Now safely home after her dramatic high-seas rescue, Sunderland today recounted the moment her dream of becoming the youngest to sail the globe alone came to a sudden, violent end.
Sunderland was below deck fixing her engine when a 'rogue wave' struck her yacht, Wild Eyes, on June 10.
'The boat rolled fast, I didn't have a lot of warning,' she said.
The 16-year-old surfaced to find her mast gone.'I got outside and there was no mast there - just a one-inch stub,' she said.
Despite the trauma, she escaped with few injuries.'You get a little banged and bruised but nothing serious,' she said.

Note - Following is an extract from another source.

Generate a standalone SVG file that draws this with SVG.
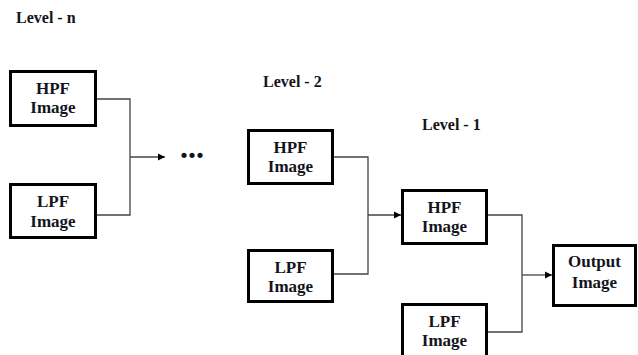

'I did hit my head kind of hard and things went black for a second, but just for a second.'
Aware she had no alternative, Sunderland sent out emergency beacons, which set off a major two-week rescue and provoked a fierce global debate about whether her parents were irresponsible for letting her make the perilous world record attempt.
Australian officials have said they have no intention of asking her family, based in California, to reimburse taxpayers the hundreds of thousands spent on the teenager's rescue.
Sunderland today acknowledged Australia's generosity. 'I'd also like to thank the people of Reunion Island and Australia who indirectly funded my rescue,' she said.
The young adventurer, whose brother Zac has also sailed the globe alone, vowed to keep sailing.
'The more I sail the more I like sailing and I'm definitely not going to stop for a minute.'
She admitted she felt scared during her ill-fated four-month journey, but insisted she had been prepared for the worst.
'There have definitely been times when I was terrified,' she said.
'I knew when I headed out for this trip that I was going to be testing myself,' she said.
Her mother Maryanne has just given birth to the family's eighth child, whom they named Paul after Paul-Louis Le Moigne, the captain of the French-flagged ship that rescued Abby, Ille De La Reunion.